• GIVEN INFORMATION:

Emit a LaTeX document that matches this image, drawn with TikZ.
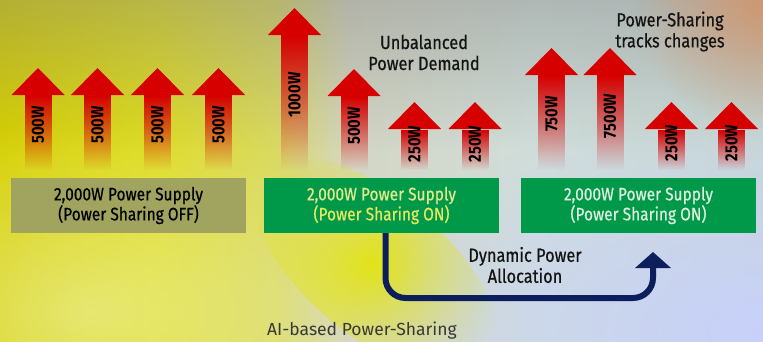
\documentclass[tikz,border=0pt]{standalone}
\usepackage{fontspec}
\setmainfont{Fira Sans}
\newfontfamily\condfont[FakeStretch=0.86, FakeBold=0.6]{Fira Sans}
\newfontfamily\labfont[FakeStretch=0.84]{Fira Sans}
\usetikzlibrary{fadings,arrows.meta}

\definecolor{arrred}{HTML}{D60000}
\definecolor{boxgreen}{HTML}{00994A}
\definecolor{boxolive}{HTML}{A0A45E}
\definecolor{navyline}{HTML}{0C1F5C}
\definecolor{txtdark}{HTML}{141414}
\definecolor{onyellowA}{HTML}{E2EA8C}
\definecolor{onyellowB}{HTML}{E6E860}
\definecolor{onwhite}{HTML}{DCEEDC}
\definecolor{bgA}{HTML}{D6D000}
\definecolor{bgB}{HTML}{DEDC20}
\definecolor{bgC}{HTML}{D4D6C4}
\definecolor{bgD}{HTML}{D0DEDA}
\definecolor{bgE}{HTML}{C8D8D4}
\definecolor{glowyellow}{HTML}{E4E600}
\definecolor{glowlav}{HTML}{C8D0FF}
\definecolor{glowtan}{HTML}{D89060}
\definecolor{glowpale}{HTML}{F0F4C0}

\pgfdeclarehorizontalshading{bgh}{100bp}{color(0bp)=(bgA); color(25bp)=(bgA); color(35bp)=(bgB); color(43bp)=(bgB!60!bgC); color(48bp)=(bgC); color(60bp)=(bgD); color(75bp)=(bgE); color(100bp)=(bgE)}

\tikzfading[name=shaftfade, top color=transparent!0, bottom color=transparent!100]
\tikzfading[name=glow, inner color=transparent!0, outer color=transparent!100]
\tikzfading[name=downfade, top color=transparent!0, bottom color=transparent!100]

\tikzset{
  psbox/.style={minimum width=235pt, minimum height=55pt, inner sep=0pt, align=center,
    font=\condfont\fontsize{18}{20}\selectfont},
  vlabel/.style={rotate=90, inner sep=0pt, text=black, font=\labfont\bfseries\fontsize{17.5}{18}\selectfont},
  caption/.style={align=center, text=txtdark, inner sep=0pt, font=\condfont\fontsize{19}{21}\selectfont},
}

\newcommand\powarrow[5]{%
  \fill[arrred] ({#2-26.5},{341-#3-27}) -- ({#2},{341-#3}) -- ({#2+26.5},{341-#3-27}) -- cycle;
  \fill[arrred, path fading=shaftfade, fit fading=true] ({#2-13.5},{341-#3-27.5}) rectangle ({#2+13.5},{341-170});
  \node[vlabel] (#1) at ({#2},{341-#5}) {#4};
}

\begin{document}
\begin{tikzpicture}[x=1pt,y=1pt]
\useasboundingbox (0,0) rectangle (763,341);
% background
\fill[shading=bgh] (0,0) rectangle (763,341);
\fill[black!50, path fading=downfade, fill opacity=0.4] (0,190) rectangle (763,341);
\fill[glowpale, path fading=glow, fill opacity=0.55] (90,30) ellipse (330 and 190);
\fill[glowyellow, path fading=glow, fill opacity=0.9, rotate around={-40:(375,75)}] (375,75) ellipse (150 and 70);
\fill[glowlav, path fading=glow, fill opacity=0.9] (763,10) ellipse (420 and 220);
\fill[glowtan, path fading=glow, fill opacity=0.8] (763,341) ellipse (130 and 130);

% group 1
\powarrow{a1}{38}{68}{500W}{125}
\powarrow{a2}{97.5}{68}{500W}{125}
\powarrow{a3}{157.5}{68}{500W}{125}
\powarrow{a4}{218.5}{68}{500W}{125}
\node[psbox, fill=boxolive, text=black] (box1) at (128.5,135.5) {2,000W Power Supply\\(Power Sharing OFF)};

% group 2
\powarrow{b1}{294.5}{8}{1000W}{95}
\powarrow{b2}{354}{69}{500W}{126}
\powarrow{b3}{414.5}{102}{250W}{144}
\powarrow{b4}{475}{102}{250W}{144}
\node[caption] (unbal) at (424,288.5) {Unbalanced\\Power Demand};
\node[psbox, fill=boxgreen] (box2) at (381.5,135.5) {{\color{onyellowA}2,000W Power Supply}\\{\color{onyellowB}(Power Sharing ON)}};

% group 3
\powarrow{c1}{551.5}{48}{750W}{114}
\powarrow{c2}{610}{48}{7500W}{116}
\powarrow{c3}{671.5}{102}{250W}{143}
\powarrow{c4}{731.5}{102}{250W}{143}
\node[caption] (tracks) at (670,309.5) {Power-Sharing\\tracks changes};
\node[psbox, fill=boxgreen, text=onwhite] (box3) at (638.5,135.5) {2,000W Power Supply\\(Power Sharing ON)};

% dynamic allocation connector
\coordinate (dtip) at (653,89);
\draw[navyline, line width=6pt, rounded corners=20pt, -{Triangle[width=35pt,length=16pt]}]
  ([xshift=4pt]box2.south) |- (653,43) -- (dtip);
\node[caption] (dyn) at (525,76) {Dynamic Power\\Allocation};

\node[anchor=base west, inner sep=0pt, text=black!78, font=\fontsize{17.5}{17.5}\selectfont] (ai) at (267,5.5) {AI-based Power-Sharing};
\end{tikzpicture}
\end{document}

• STATED EXERCISE: Set the data above down again exactly as given, with no pictures.

• COMPLETED TASK:
Emit a LaTeX document that matches this image, drawn with TikZ.
\documentclass[tikz,border=0pt]{standalone}
\usepackage{fontspec}
\setmainfont{Fira Sans}
\newfontfamily\condfont[FakeStretch=0.86, FakeBold=0.6]{Fira Sans}
\newfontfamily\labfont[FakeStretch=0.84]{Fira Sans}
\usetikzlibrary{fadings,arrows.meta}

\definecolor{arrred}{HTML}{D60000}
\definecolor{boxgreen}{HTML}{00994A}
\definecolor{boxolive}{HTML}{A0A45E}
\definecolor{navyline}{HTML}{0C1F5C}
\definecolor{txtdark}{HTML}{141414}
\definecolor{onyellowA}{HTML}{E2EA8C}
\definecolor{onyellowB}{HTML}{E6E860}
\definecolor{onwhite}{HTML}{DCEEDC}
\definecolor{bgA}{HTML}{D6D000}
\definecolor{bgB}{HTML}{DEDC20}
\definecolor{bgC}{HTML}{D4D6C4}
\definecolor{bgD}{HTML}{D0DEDA}
\definecolor{bgE}{HTML}{C8D8D4}
\definecolor{glowyellow}{HTML}{E4E600}
\definecolor{glowlav}{HTML}{C8D0FF}
\definecolor{glowtan}{HTML}{D89060}
\definecolor{glowpale}{HTML}{F0F4C0}

\pgfdeclarehorizontalshading{bgh}{100bp}{color(0bp)=(bgA); color(25bp)=(bgA); color(35bp)=(bgB); color(43bp)=(bgB!60!bgC); color(48bp)=(bgC); color(60bp)=(bgD); color(75bp)=(bgE); color(100bp)=(bgE)}

\tikzfading[name=shaftfade, top color=transparent!0, bottom color=transparent!100]
\tikzfading[name=glow, inner color=transparent!0, outer color=transparent!100]
\tikzfading[name=downfade, top color=transparent!0, bottom color=transparent!100]

\tikzset{
  psbox/.style={minimum width=235pt, minimum height=55pt, inner sep=0pt, align=center,
    font=\condfont\fontsize{18}{20}\selectfont},
  vlabel/.style={rotate=90, inner sep=0pt, text=black, font=\labfont\bfseries\fontsize{17.5}{18}\selectfont},
  caption/.style={align=center, text=txtdark, inner sep=0pt, font=\condfont\fontsize{19}{21}\selectfont},
}

\newcommand\powarrow[5]{%
  \fill[arrred] ({#2-26.5},{341-#3-27}) -- ({#2},{341-#3}) -- ({#2+26.5},{341-#3-27}) -- cycle;
  \fill[arrred, path fading=shaftfade, fit fading=true] ({#2-13.5},{341-#3-27.5}) rectangle ({#2+13.5},{341-170});
  \node[vlabel] (#1) at ({#2},{341-#5}) {#4};
}

\begin{document}
\begin{tikzpicture}[x=1pt,y=1pt]
\useasboundingbox (0,0) rectangle (763,341);
% background
\fill[shading=bgh] (0,0) rectangle (763,341);
\fill[black!50, path fading=downfade, fill opacity=0.4] (0,190) rectangle (763,341);
\fill[glowpale, path fading=glow, fill opacity=0.55] (90,30) ellipse (330 and 190);
\fill[glowyellow, path fading=glow, fill opacity=0.9, rotate around={-40:(375,75)}] (375,75) ellipse (150 and 70);
\fill[glowlav, path fading=glow, fill opacity=0.9] (763,10) ellipse (420 and 220);
\fill[glowtan, path fading=glow, fill opacity=0.8] (763,341) ellipse (130 and 130);

% group 1
\powarrow{a1}{38}{68}{500W}{125}
\powarrow{a2}{97.5}{68}{500W}{125}
\powarrow{a3}{157.5}{68}{500W}{125}
\powarrow{a4}{218.5}{68}{500W}{125}
\node[psbox, fill=boxolive, text=black] (box1) at (128.5,135.5) {2,000W Power Supply\\(Power Sharing OFF)};

% group 2
\powarrow{b1}{294.5}{8}{1000W}{95}
\powarrow{b2}{354}{69}{500W}{126}
\powarrow{b3}{414.5}{102}{250W}{144}
\powarrow{b4}{475}{102}{250W}{144}
\node[caption] (unbal) at (424,288.5) {Unbalanced\\Power Demand};
\node[psbox, fill=boxgreen] (box2) at (381.5,135.5) {{\color{onyellowA}2,000W Power Supply}\\{\color{onyellowB}(Power Sharing ON)}};

% group 3
\powarrow{c1}{551.5}{48}{750W}{114}
\powarrow{c2}{610}{48}{7500W}{116}
\powarrow{c3}{671.5}{102}{250W}{143}
\powarrow{c4}{731.5}{102}{250W}{143}
\node[caption] (tracks) at (670,309.5) {Power-Sharing\\tracks changes};
\node[psbox, fill=boxgreen, text=onwhite] (box3) at (638.5,135.5) {2,000W Power Supply\\(Power Sharing ON)};

% dynamic allocation connector
\coordinate (dtip) at (653,89);
\draw[navyline, line width=6pt, rounded corners=20pt, -{Triangle[width=35pt,length=16pt]}]
  ([xshift=4pt]box2.south) |- (653,43) -- (dtip);
\node[caption] (dyn) at (525,76) {Dynamic Power\\Allocation};

\node[anchor=base west, inner sep=0pt, text=black!78, font=\fontsize{17.5}{17.5}\selectfont] (ai) at (267,5.5) {AI-based Power-Sharing};
\end{tikzpicture}
\end{document}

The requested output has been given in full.